Zaifyr hesitated, then said, “He may be protected.”
“He may.” The raven shifted, its claws scratching lightly as it did. “But, perhaps, we should know in what condition he lies, before the army arrives.”
“Do you think they are coming for him?”
“Do you think they are not?”
“Neither do I. You may leave as soon as you have finished there.”
Zaifyr hesitated, then said quietly, “I might stay. For just a little while after.”
“People will die, brother.”
Unnaturally still now, as if the body of the raven were being gripped tightly by a man who, once, had remade the world in the image he so desired, he said, “What did Samuel Orlan say to you?”
“Nothing that I care to share, brother.”
I have totally given into my desire to have Immortals With A Back Story of Terrible Deeds and Grudges, which may or may not include locking a man in a tower for a thousand years over the body of a dead god, and surrounded by ghosts.

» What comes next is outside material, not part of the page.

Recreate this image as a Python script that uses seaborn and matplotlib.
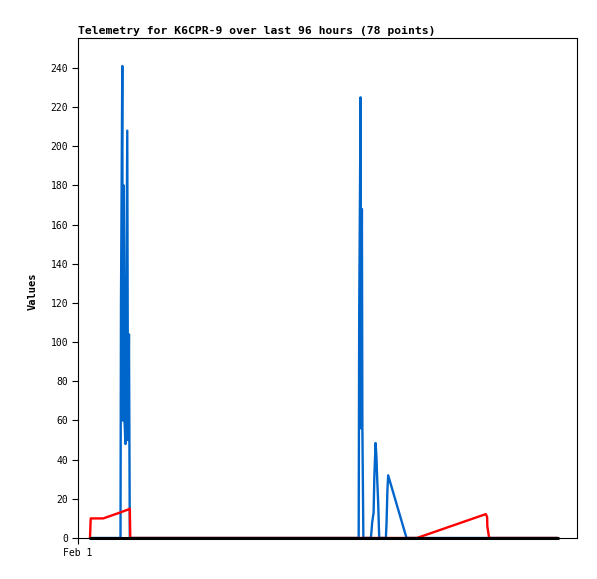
import numpy as np
import pandas as pd
import matplotlib
matplotlib.use("Agg")
import matplotlib.pyplot as plt
import seaborn as sns

# --- data (hours since Feb 1 00:00) ---
blue_hours = [2.46, 8.72, 8.82, 9.09, 9.19, 9.39, 9.54, 9.74, 10.11, 10.26, 10.46, 10.63,
              57.60, 57.70, 57.99, 58.07, 58.26, 58.36, 58.56,
              60.10, 60.21, 60.37, 60.66, 60.82, 61.07, 61.23, 61.40, 61.60, 61.81,
              63.18, 63.32, 63.49, 63.65, 67.42, 98.46]
blue_values = [0, 0, 120, 241, 60, 180, 60, 48, 208, 50, 104, 0,
               0, 112, 225, 56, 168, 56, 0,
               0, 3, 8, 13, 32, 48.5, 42, 30, 18, 0,
               0, 8, 24, 32, 0, 0]

red_hours = [2.46, 2.61, 5.19, 8.62, 10.26, 10.63, 10.73,
             69.54, 83.69, 83.96, 84.00, 84.37, 98.46]
red_values = [0, 10, 10, 13, 14.5, 15, 0,
              0, 12.2, 10.7, 6, 0, 0]

zero_hours = [2.46, 98.46]
zero_values = [0, 0]

x_tick_pos = [0]
x_tick_labels = ["Feb 1"]
y_ticks = list(range(0, 241, 20))

title = "Telemetry for K6CPR-9 over last 96 hours (78 points)"

# --- style ---
sns.set_style("ticks")
plt.rcParams['font.family'] = ['DejaVu Sans Mono', 'DejaVu Sans']
plt.rcParams['text.color'] = 'black'
plt.rcParams['axes.labelcolor'] = 'black'

fig = plt.figure(figsize=(5.97, 5.79), dpi=100)
ax = fig.add_axes([78 / 597, 1 - 538 / 579, 499 / 597, 500 / 579])

sns.lineplot(x=blue_hours, y=blue_values, color="#0066CC", linewidth=1.7,
             estimator=None, sort=False, ax=ax)
sns.lineplot(x=red_hours, y=red_values, color="#FF0000", linewidth=1.7,
             estimator=None, sort=False, ax=ax)
sns.lineplot(x=zero_hours, y=zero_values, color="black", linewidth=2.2,
             estimator=None, sort=False, ax=ax)
for ln in ax.lines:
    ln.set_clip_on(False)

ax.set_xlim(0, 102.4)
ax.set_ylim(0, 255.3)
ax.set_xticks(x_tick_pos)
ax.set_xticklabels(x_tick_labels)
ax.set_yticks(y_ticks)
ax.tick_params(axis='both', direction='out', length=4, width=0.8,
               colors='black', labelsize=7, pad=3)

for side in ["left", "right", "top", "bottom"]:
    ax.spines[side].set_visible(True)
    ax.spines[side].set_color("black")
    ax.spines[side].set_linewidth(0.8)

ax.set_title(title, loc='left', fontsize=8.2, fontweight='bold', pad=3, color='black')
ax.set_ylabel("Values", fontsize=7.5, fontweight='bold')
ax.yaxis.set_label_coords(-0.080, 0.493)
ax.set_xlabel("")

fig.savefig("out.png", dpi=100)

It's a bit different, writing this. I'm conscious of the history around trying to sell the last one (two agents, failed deal, etc) and you know, you'd be a different person to me if you didn't have that occasionally tapping for your attention. Part of me feels the weight of that, and the freedom of it, because lets face it, there's no much to worry a lot about when you've been through all the other stuff. There's always new lows, though, I guess, but you just got to ride them if they come (and don't dwell on them, really). But on the other hand, you got to enjoy what you write, and I am doing that, filling my world full of dead gods, letting debates on evolution and creationism filter in, tossing in conspiracies, and, you know, have Terrible and Awful Experiences Happen to Otherwise Nice People.
But, you know, just under half way of moving along. A siege will soon happen. There will be betrayal. A man with a metal leg may become important.
Don't look at me like that, I know what I'm doing.